The following one-line is relevant for this story:
SLLA ==== CNTC —- PALM —- FATC
After an all-weekend line reconductoring outage on one of the two parallel 115 KV lines between the SLLA and CNTC substations everything seemed to be smooth sailing that afternoon. For the duration of the outage, all the load in what constitutes a single 115 KV loop around the region as shown on the one-line above, is being fed radially from the SLLA substation through the remaining parallel line by opening the breaker of the CNTC-PALM 115 KV line at CNTC and dividing the load just as simulated in the load flow runs.
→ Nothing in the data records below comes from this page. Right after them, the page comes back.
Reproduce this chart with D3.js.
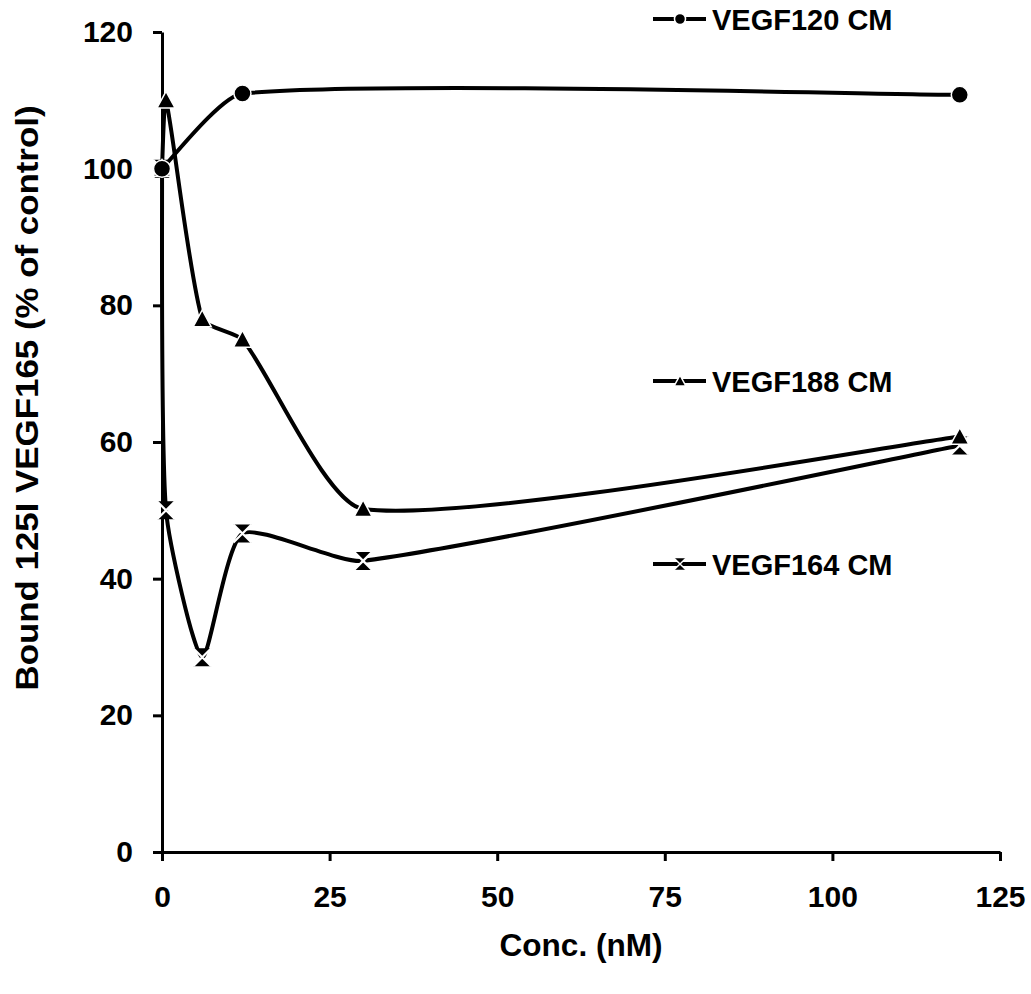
<html>
<head>
  <script src="https://d3js.org/d3.v7.min.js"></script>
  <style>
    body{ margin:0; background:#fff; }
    svg{ display:block; font-family:"Liberation Sans", Arial, sans-serif; font-weight:bold; }
  </style>
</head>
<body>
  <script type="text/javascript">

    // data
    var conc120 = [0, 12, 119];
    var vegf120 = [100, 111, 110.8];
    var conc188 = [0, 0.6, 6, 12, 30, 119];
    var vegf188 = [100, 110, 78, 75, 50.2, 60.8];
    var conc164 = [0, 0.6, 6, 12, 30, 119];
    var vegf164 = [100, 50, 28.5, 46.6, 42.6, 59.5];

    var xTicks = [0, 25, 50, 75, 100, 125];
    var yTicks = [0, 20, 40, 60, 80, 100, 120];

    var seriesNames = ["VEGF164 CM", "VEGF188 CM", "VEGF120 CM"];
    var legendY = [564, 381, 19];

    var screen = {width:1031, height:994}
    var margins = {top:32, right:31, bottom:142, left:162}
    var width = screen.width - margins.left - margins.right;
    var height = screen.height - margins.top - margins.bottom;

    var svg = d3.select("body").append("svg")
      .attr("width", screen.width)
      .attr("height", screen.height)

    var xScale = d3.scaleLinear().domain([0,125]).range([0,width]);
    var yScale = d3.scaleLinear().domain([0,120]).range([height,0]);

    var plot = svg.append("g")
      .attr("transform","translate(" + margins.left + "," + margins.top + ")")

    // axes
    var xAxis = d3.axisBottom(xScale).tickValues(xTicks).tickSize(9).tickPadding(20).tickSizeOuter(0);
    var yAxis = d3.axisLeft(yScale).tickValues(yTicks).tickSize(9).tickPadding(20).tickSizeOuter(0);

    var gx = plot.append("g").attr("transform","translate(0," + height + ")").call(xAxis);
    var gy = plot.append("g").call(yAxis);
    [gx, gy].forEach(function(g){
      g.selectAll("path,line").attr("stroke","#000").attr("stroke-width",3);
      g.selectAll("text").attr("fill","#000").style("font-size","30px").style("font-weight","bold")
       .style("font-family","'Liberation Sans', Arial, sans-serif");
    });
    gx.selectAll("text").attr("dy","0.87em");

    // axis titles
    svg.append("text")
      .attr("x", 581)
      .attr("y", 956)
      .attr("text-anchor","middle")
      .attr("textLength", 163)
      .attr("lengthAdjust","spacingAndGlyphs")
      .style("font-size","32px")
      .text("Conc. (nM)")

    svg.append("text")
      .attr("transform","translate(38,398) rotate(-90)")
      .attr("text-anchor","middle")
      .attr("textLength", 585)
      .attr("lengthAdjust","spacingAndGlyphs")
      .style("font-size","32px")
      .text("Bound 125I VEGF165 (% of control)")

    // spreadsheet-style smoothed line (bezier, tangents weighted by segment length)
    var k = 1/5;
    function smoothPath(pts){
      var p = d3.path();
      var n = pts.length;
      function dist(a,b){ return Math.hypot(b[0]-a[0], b[1]-a[1]); }
      var tin = [], tout = [];
      for(var i=0;i<n;i++){
        if(i == 0){
          tout[i] = [(pts[1][0]-pts[0][0])*k/2, (pts[1][1]-pts[0][1])*k/2];
        } else if(i == n-1){
          tin[i] = [(pts[i][0]-pts[i-1][0])*k/2, (pts[i][1]-pts[i-1][1])*k/2];
        } else {
          var d0 = dist(pts[i-1],pts[i]), d1 = dist(pts[i],pts[i+1]);
          var dx = pts[i+1][0]-pts[i-1][0], dy = pts[i+1][1]-pts[i-1][1];
          var wi = d0/(d0+d1), wo = d1/(d0+d1);
          tin[i] = [dx*wi*k, dy*wi*k];
          tout[i] = [dx*wo*k, dy*wo*k];
        }
      }
      p.moveTo(pts[0][0], pts[0][1]);
      for(var j=0;j<n-1;j++){
        p.bezierCurveTo(pts[j][0]+tout[j][0], pts[j][1]+tout[j][1],
                        pts[j+1][0]-tin[j+1][0], pts[j+1][1]-tin[j+1][1],
                        pts[j+1][0], pts[j+1][1]);
      }
      return p.toString();
    }

    // markers
    function drawMarker(g, type, s){
      if(type == "circle"){
        g.append("circle").attr("r", 8.5*s).attr("fill","#000").attr("stroke","#fff").attr("stroke-width",1.5);
      } else if(type == "triangle"){
        var h = 9*s;
        g.append("path").attr("d","M0," + (-h) + "L" + h + "," + (h*0.85) + "L" + (-h) + "," + (h*0.85) + "Z")
         .attr("fill","#000").attr("stroke","#fff").attr("stroke-width",1.5);
      } else {
        var a = 9*s;
        g.append("path").attr("d","M" + (-a) + "," + (-a) + "L" + a + "," + (-a) + "L0,0Z M" + (-a) + "," + a + "L" + a + "," + a + "L0,0Z")
         .attr("fill","#000");
        g.append("path").attr("d","M" + (-a) + "," + (-a) + "L" + a + "," + a + "M" + a + "," + (-a) + "L" + (-a) + "," + a)
         .attr("stroke","#fff").attr("stroke-width",2.2*s);
      }
    }

    var series = [
      {name:seriesNames[0], x:conc164, y:vegf164, marker:"cross"},
      {name:seriesNames[1], x:conc188, y:vegf188, marker:"triangle"},
      {name:seriesNames[2], x:conc120, y:vegf120, marker:"circle"}
    ];

    series.forEach(function(s){
      var pts = s.x.map(function(v,i){return [xScale(v), yScale(s.y[i])]});
      var g = plot.append("g");
      g.append("path").attr("d", smoothPath(pts))
        .attr("fill","none").attr("stroke","#000").attr("stroke-width",4);
      pts.forEach(function(p){
        var m = g.append("g").attr("transform","translate(" + p[0] + "," + p[1] + ")");
        drawMarker(m, s.marker, 1);
      });
    });

    // legend
    var legend = svg.append("g")
    series.forEach(function(s,i){
      var lg = legend.append("g").attr("transform","translate(653," + legendY[i] + ")");
      lg.append("line").attr("x1",0).attr("x2",53).attr("stroke","#000").attr("stroke-width",4);
      var m = lg.append("g").attr("transform","translate(27,0)");
      drawMarker(m, s.marker, 0.65);
      lg.append("text").attr("x",59).attr("y",11)
        .style("font-size","29px")
        .text(s.name);
    });

  </script>
</body>
</html>
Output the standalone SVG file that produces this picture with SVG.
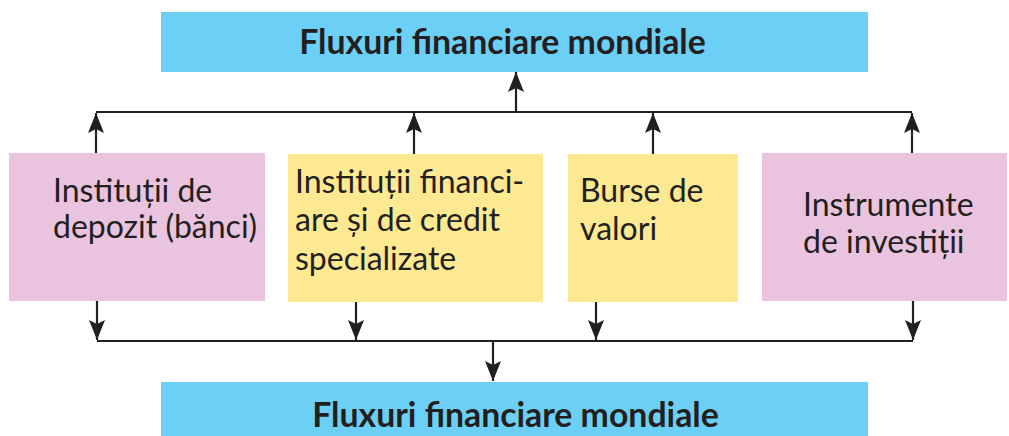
<svg xmlns="http://www.w3.org/2000/svg" width="1009" height="436" viewBox="0 0 1009 436">
<defs>
<marker id="ah" markerUnits="userSpaceOnUse" markerWidth="24" markerHeight="20" viewBox="-20 -10 22 20" refX="0" refY="0" orient="auto" overflow="visible">
<path d="M0,0 L-20,-8 L-16,0 L-20,8 Z" fill="#231f20"/>
</marker>
<style>
.blue{fill:#6ccff6}
.pink{fill:#eac4de}
.yellow{fill:#fde992}
.t{font-family:Lato,"Liberation Sans",sans-serif;font-size:32px;fill:#231f20}
.tb{font-family:Lato,"Liberation Sans",sans-serif;font-size:33.8px;font-weight:bold;fill:#231f20}
.c{stroke:#231f20;stroke-width:2.2;fill:none}
</style>
</defs>
<rect width="1009" height="436" fill="#fff"/>
<g id="top">
<rect class="blue" x="161" y="12" width="707" height="60"/>
<text class="tb" x="502.5" y="54" text-anchor="middle">Fluxuri financiare mondiale</text>
</g>
<g id="bottom">
<rect class="blue" x="161" y="382" width="707" height="54"/>
<text class="tb" x="515.5" y="427" text-anchor="middle">Fluxuri financiare mondiale</text>
</g>
<g id="n1">
<rect class="pink" x="9" y="153" width="256" height="148"/>
<text class="t" x="53" y="202">Instituții de</text>
<text class="t" x="53" y="238">depozit (bănci)</text>
</g>
<g id="n2">
<rect class="yellow" x="288" y="154" width="255" height="148"/>
<text class="t" x="295" y="193">Instituții financi-</text>
<text class="t" x="295" y="231">are și de credit</text>
<text class="t" x="295" y="270">specializate</text>
</g>
<g id="n3">
<rect class="yellow" x="568" y="154" width="170" height="148"/>
<text class="t" x="580" y="202">Burse de</text>
<text class="t" x="580" y="240">valori</text>
</g>
<g id="n4">
<rect class="pink" x="762" y="153" width="245" height="148"/>
<text class="t" x="803" y="216">Instrumente</text>
<text class="t" x="803" y="253">de investiții</text>
</g>
<g id="connectors">
<path class="c" d="M96,112 H912"/>
<path class="c" d="M516,112 V72" marker-end="url(#ah)"/>
<path class="c" d="M96,153 V113" marker-end="url(#ah)"/>
<path class="c" d="M414,154 V113" marker-end="url(#ah)"/>
<path class="c" d="M653,154 V113" marker-end="url(#ah)"/>
<path class="c" d="M912,153 V113" marker-end="url(#ah)"/>
<path class="c" d="M97,341 H913"/>
<path class="c" d="M97,301 V340" marker-end="url(#ah)"/>
<path class="c" d="M356,302 V340" marker-end="url(#ah)"/>
<path class="c" d="M596,302 V340" marker-end="url(#ah)"/>
<path class="c" d="M913,301 V340" marker-end="url(#ah)"/>
<path class="c" d="M493,341 V381" marker-end="url(#ah)"/>
</g>
</svg>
The 38 KV lines between the same substations have N.O. ACB’s in them to avoid parallel flows over their ratings.
The time comes to energize the line, the breaker at SLLA was closed and the line was energized, the open breaker at the other end at CNTC failed to operate close through SCADA multiple times. The breaker at SLLA is opened and the breaker at CNTC closes on by SCADA. When the breaker at SLLA was commanded to close, it fails to close but luckily a substation maintenance crew wrapping up their work right at the substation was called to verify the “inoperative” GCB, they found nothing wrong with it other than the closing coil isn’t getting energized whenever the breaker control handle in the control house is rotated to the close position.
Easy-peazy, the substation maintenance supervisor resolves to energize the GCB’s closing coil directly, the operator agrees on this and the breaker at SLLA did close, coincidentally the breaker on the parallel line to SLLA at CNTC trips.
The CNTC load was left radially fed by the freshly reconductored SLLA – CNTC line while the parallel line was also radially energized with no load from SLLA.
The operator still unaware of the overall picture issues a close command on the open CNTC breaker of the CNTC -SLLA line, it closes! The GCB of the reconductored parallel line at SLLA trips too!
The substation crew notices a led flag on one of the line protection relays at SLLA. After some measurements, the relay techs determine the breaker isn’t closing because the line is not synchronizing to the system.
The operators got lucky because when their phases got swapped – by pure chance – the rotation remained the same as the original system’s.
Other utilities have not been so lucky and they’ve left a couple of towns and industries with their phase rotation in the opposite direction…for days!